Islam Online,Wed. Sep. 24, 2008
WASHINGTON — A diverse group of 34 US religious, business, military, foreign policy and academic leaders are recommending more diplomatic engagement and a more robust investment in economic development to help improve relations with the Muslim world.
“The urgency is quite great,” former Republican Congressmen Vin Weber told The New York Times in an interview published on Wednesday, September 24.
The figures, drawn from religious, business, military, foreign policy, academic, foundation and nonprofit circles, spent 18 months reviewing the deteriorating relations between the US and the Muslim world under the Bush administration.
“The Bush administration is held in low regard in the Muslim world, and unfortunately that’s led to America being held in low regard,” said Weber.
In their report, “Changing Course: A New Direction for US Relations with the Muslim World,” they propose a series of steps to improve the ties. They insist that Washington must seek a more diplomatic engagement with the Muslim world.
“(The US) needs to make a significant shift in our relations with Muslim countries, relying more on diplomacy and helping to lay the foundation for democratic development,” said former Deputy Secretary of State Richard Armitage.
The report recommends partnership with Muslims committed to non–violent political and economic development to tackle extremism and urges the US to champion a major investment in economic development to create jobs for alienated youth.
It asks Washington to promote better governance in authoritarian countries such as Saudi Arabia and Egypt and foster exchange programs between the US and Muslim countries.
Among authors of the report are former secretary of state Madeleine K. Albright, former US Middle East peace envoy Dennis Ross, former Republican congressmen Steve Bartlett and Thomas Dine and Thomas Dine, former executive director of the American Israel Public Affairs Committee.
One–third of the group were Muslim Americans, including the Islamic Society of North America (ISNA) Chairwoman Ingrid Mattson.
The 34 American leaders blamed the US policies for fuelling anti–America sentiments across the Muslim world.
“People have told us they admire our democratic values,” said Dalia Mogahed, executive director of the Gallup Center for Muslim Studies.
“But there's this gap between the values people admire and the perceived treatment of Muslims,” she said, citing the US invasion of Iraq and detainee abuses in Iraq, Afghanistan and Guantanamo.
A recent poll by the Washington–based Pew Research Center found that the US image has plummeted deeply across the world, with foreign policy and the Iraq and Afghanistan wars topping a long list of disappointing factors.
The American dignitaries conclude that if Washington changes policies, anti–US perceptions among Muslims are likely to change too.
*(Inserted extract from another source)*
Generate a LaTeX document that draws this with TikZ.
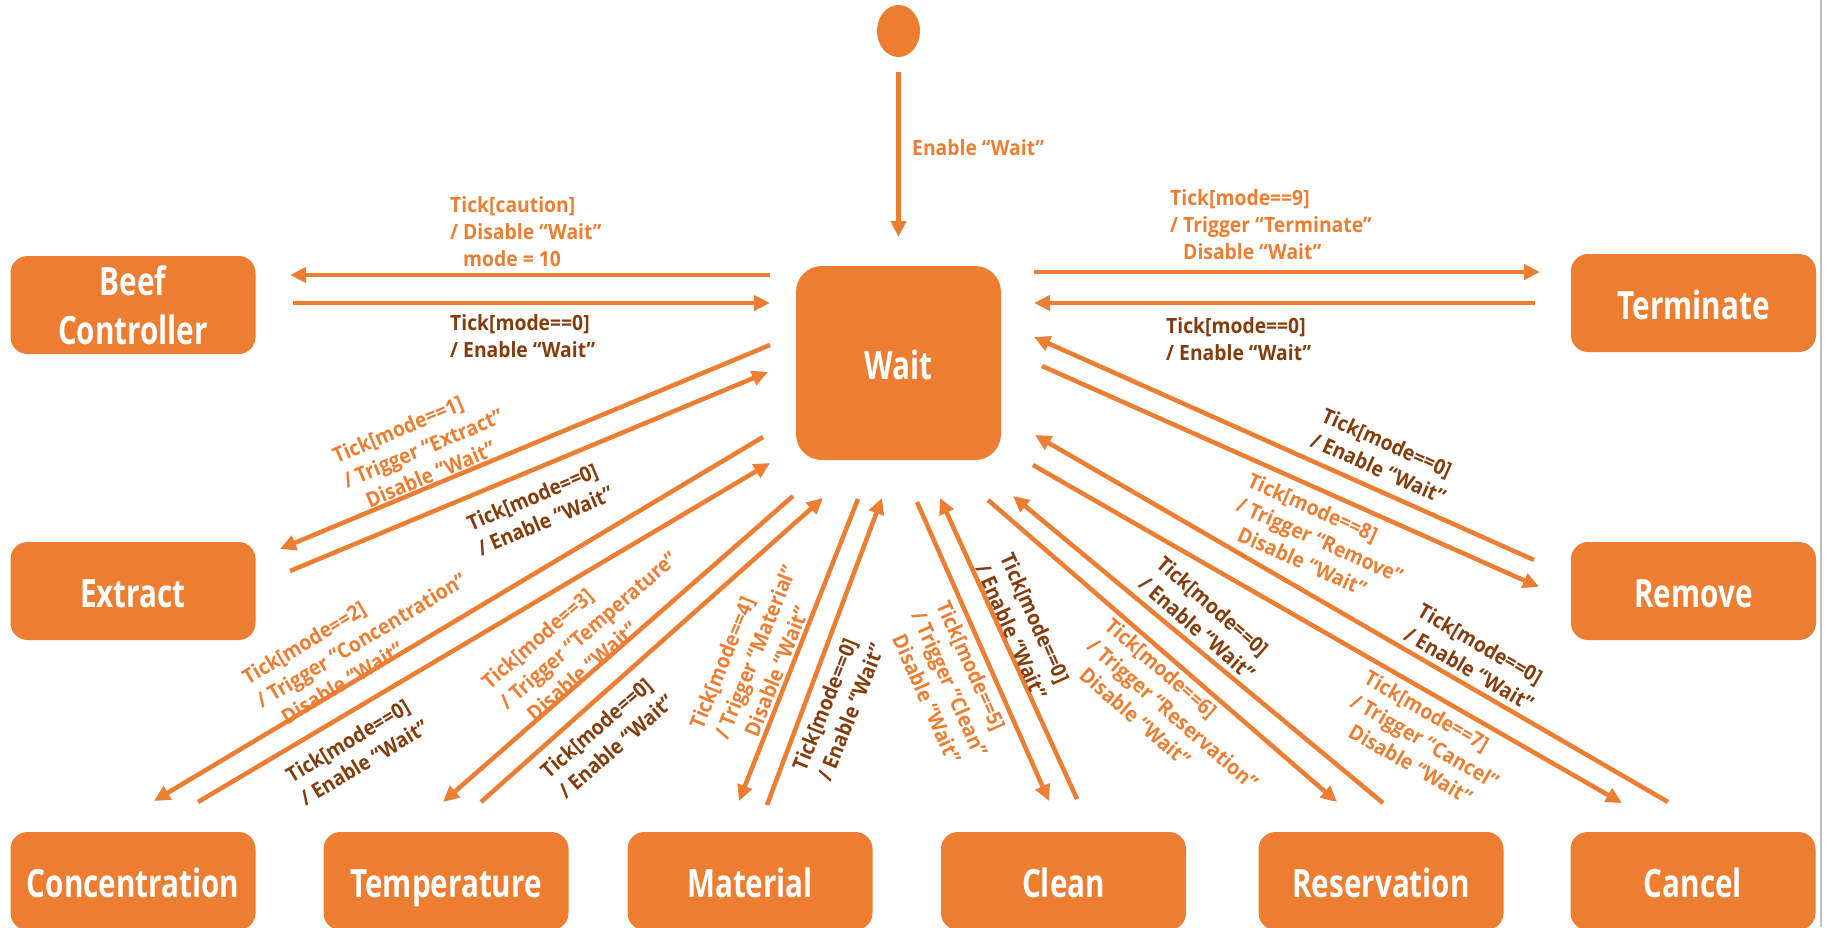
\documentclass[tikz,border=0pt]{standalone}
\usepackage{fontspec}
\setmainfont{Open Sans}
\newfontfamily\boxfont[FakeStretch=0.76]{Open Sans}
\newfontfamily\lblfont[FakeStretch=0.92]{Open Sans}
\usetikzlibrary{arrows.meta,shapes.geometric}
\definecolor{orng}{HTML}{ED7D31}
\definecolor{brwn}{HTML}{843C0C}
\tikzset{
	stbox/.style={rectangle, rounded corners=17pt, fill=orng, text=white, minimum width=245pt, minimum height=98pt, inner sep=0pt, align=center, font=\boxfont\bfseries\fontsize{39}{49}\selectfont},
	oneline/.style={text height=34pt, text depth=2pt},
	tr/.style={draw=orng, line width=4.5pt, -{Triangle[length=16pt,width=15pt]}},
	lbl/.style={inner sep=0pt, align=left, font=\lblfont\bfseries\fontsize{21}{27}\selectfont},
	trig/.style={lbl, text=orng},
	enab/.style={lbl, text=brwn}
}
\newcommand{\ind}{\hspace*{13pt}}

\begin{document}
\begin{tikzpicture}[x=1pt, y=-1pt]
		%%%%% START %%%%%
		\useasboundingbox (0,0) rectangle (1825,927);
		\clip (0,0) rectangle (1825,927);
		
		\draw[black!25, line width=2pt] (1821,0) -- (1821,927);
		
		\node[ellipse, fill=orng, minimum width=43pt, minimum height=52pt, inner sep=0pt] (init) at (898.5,31) {};
		\node[stbox, oneline, minimum width=205pt, minimum height=194pt, rounded corners=26pt] (wait) at (898.5,363) {Wait};
		
		\node[stbox] (beef) at (133,305) {Beef\\Controller};
		\node[stbox, oneline] (term) at (1693.5,303) {Terminate};
		\node[stbox, oneline] (ext) at (133,591) {Extract};
		\node[stbox, oneline] (rem) at (1693.5,591) {Remove};
		\node[stbox, oneline] (conc) at (133,881) {Concentration};
		\node[stbox, oneline] (temp) at (446,881) {Temperature};
		\node[stbox, oneline] (mat) at (750,881) {Material};
		\node[stbox, oneline] (clean) at (1063.5,881) {Clean};
		\node[stbox, oneline] (res) at (1381,881) {Reservation};
		\node[stbox, oneline] (canc) at (1693,881) {Cancel};
		
		\coordinate (init-s) at (898.5,72);
		\coordinate (init-e) at (898.5,237);
		\coordinate (w2beef-s) at (770,275);
		\coordinate (w2beef-e) at (290,275);
		\coordinate (beef2w-s) at (293,303);
		\coordinate (beef2w-e) at (770,303);
		\coordinate (w2term-s) at (1034,272);
		\coordinate (w2term-e) at (1540,272);
		\coordinate (term2w-s) at (1535,303);
		\coordinate (term2w-e) at (1034,303);
		\coordinate (w2ext-s) at (770,345);
		\coordinate (w2ext-e) at (280,549);
		\coordinate (ext2w-s) at (290,571);
		\coordinate (ext2w-e) at (768,372);
		\coordinate (w2conc-s) at (763,437);
		\coordinate (w2conc-e) at (154,801);
		\coordinate (conc2w-s) at (198,802);
		\coordinate (conc2w-e) at (770,463);
		\coordinate (w2temp-s) at (793,496);
		\coordinate (w2temp-e) at (443,802);
		\coordinate (temp2w-s) at (481,802);
		\coordinate (temp2w-e) at (823,498);
		\coordinate (w2mat-s) at (858,499);
		\coordinate (w2mat-e) at (739,801);
		\coordinate (mat2w-s) at (767,805);
		\coordinate (mat2w-e) at (882,498);
		\coordinate (w2clean-s) at (917,502);
		\coordinate (w2clean-e) at (1049,801);
		\coordinate (clean2w-s) at (1077,799);
		\coordinate (clean2w-e) at (940,498);
		\coordinate (w2res-s) at (988,500);
		\coordinate (w2res-e) at (1337,802);
		\coordinate (res2w-s) at (1383,803);
		\coordinate (res2w-e) at (1013,496);
		\coordinate (w2canc-s) at (1033,465);
		\coordinate (w2canc-e) at (1622,803);
		\coordinate (canc2w-s) at (1668,802);
		\coordinate (canc2w-e) at (1035,435);
		\coordinate (w2rem-s) at (1042,366);
		\coordinate (w2rem-e) at (1539,587);
		\coordinate (rem2w-s) at (1534,560);
		\coordinate (rem2w-e) at (1034,337);
		
		\draw[tr] (init-s) -- (init-e);
		\draw[tr] (w2beef-s) -- (w2beef-e);
		\draw[tr] (beef2w-s) -- (beef2w-e);
		\draw[tr] (w2term-s) -- (w2term-e);
		\draw[tr] (term2w-s) -- (term2w-e);
		\draw[tr] (w2ext-s) -- (w2ext-e);
		\draw[tr] (ext2w-s) -- (ext2w-e);
		\draw[tr] (w2conc-s) -- (w2conc-e);
		\draw[tr] (conc2w-s) -- (conc2w-e);
		\draw[tr] (w2temp-s) -- (w2temp-e);
		\draw[tr] (temp2w-s) -- (temp2w-e);
		\draw[tr] (w2mat-s) -- (w2mat-e);
		\draw[tr] (mat2w-s) -- (mat2w-e);
		\draw[tr] (w2clean-s) -- (w2clean-e);
		\draw[tr] (clean2w-s) -- (clean2w-e);
		\draw[tr] (w2res-s) -- (w2res-e);
		\draw[tr] (res2w-s) -- (res2w-e);
		\draw[tr] (w2canc-s) -- (w2canc-e);
		\draw[tr] (canc2w-s) -- (canc2w-e);
		\draw[tr] (w2rem-s) -- (w2rem-e);
		\draw[tr] (rem2w-s) -- (rem2w-e);
		
		\node[trig, anchor=west] (l-init) at (912,148) {Enable “Wait”};
		
		\node[trig, anchor=west] (l-beef1) at (450,232) {Tick[caution]\\/ Disable “Wait”\\\ind mode = 10};
		\node[enab, anchor=west] (l-beef2) at (450,336) {Tick[mode==0]\\/ Enable “Wait”};
		\node[trig, anchor=west] (l-term1) at (1170,225) {Tick[mode==9]\\/ Trigger “Terminate”\\\ind Disable “Wait”};
		\node[enab, anchor=west] (l-term2) at (1166,339) {Tick[mode==0]\\/ Enable “Wait”};
		
		\node[trig, rotate=23] (l-ext1) at (423,448) {Tick[mode==1]\\/ Trigger “Extract”\\\ind Disable “Wait”};
		\node[enab, rotate=23] (l-ext2) at (540,508) {Tick[mode==0]\\/ Enable “Wait”};
		\node[trig, rotate=31] (l-conc1) at (361,640) {Tick[mode==2]\\/ Trigger “Concentration”\\\ind Disable “Wait”};
		\node[enab, rotate=31] (l-conc2) at (357,751) {Tick[mode==0]\\/ Enable “Wait”};
		\node[trig, rotate=41] (l-temp1) at (588,630) {Tick[mode==3]\\/ Trigger “Temperature”\\\ind Disable “Wait”};
		\node[enab, rotate=41] (l-temp2) at (607,736) {Tick[mode==0]\\/ Enable “Wait”};
		\node[trig, rotate=68] (l-mat1) at (755,652) {Tick[mode==4]\\/ Trigger “Material”\\\ind Disable “Wait”};
		\node[enab, rotate=68] (l-mat2) at (838,707) {Tick[mode==0]\\/ Enable “Wait”};
		
		\node[trig, rotate=-66] (l-clean1) at (950,684) {Tick[mode==5]\\/ Trigger “Clean”\\\ind Disable “Wait”};
		\node[enab, rotate=-66] (l-clean2) at (1024,626) {Tick[mode==0]\\/ Enable “Wait”};
		\node[trig, rotate=-41] (l-res1) at (1173,714) {Tick[mode==6]\\/ Trigger “Reservation”\\\ind Disable “Wait”};
		\node[enab, rotate=-41] (l-res2) at (1206,618) {Tick[mode==0]\\/ Enable “Wait”};
		\node[trig, rotate=-30] (l-canc1) at (1425,741) {Tick[mode==7]\\/ Trigger “Cancel”\\\ind Disable “Wait”};
		\node[enab, rotate=-30] (l-canc2) at (1476,657) {Tick[mode==0]\\/ Enable “Wait”};
		\node[trig, rotate=-24] (l-rem1) at (1320,540) {Tick[mode==8]\\/ Trigger “Remove”\\\ind Disable “Wait”};
		\node[enab, rotate=-24] (l-rem2) at (1384,456) {Tick[mode==0]\\/ Enable “Wait”};
		
		%%%%% END %%%%%
\end{tikzpicture}
\end{document}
“Few challenges matter more than reducing distrust and misunderstanding between the US and people living in Muslim majority states,” Albright said.
“We're not involved in a clash of civilizations or conflicting religious beliefs.”
In an earlier interview with IslamOnlne.net, Sada Cumber, the first–ever American envoy to the Organization of the Islamic Conference (OIC), blamed the widening gap between the US and the Muslim world on ignorance.
“There are policies and actions that are at the root of it, and in some cases they are our policies and in some cases theirs,” said Albright.
NYU Center for Dialogues Founder and Director Mustapha Tlili is a member of the Leadership Group and was present for the press launch.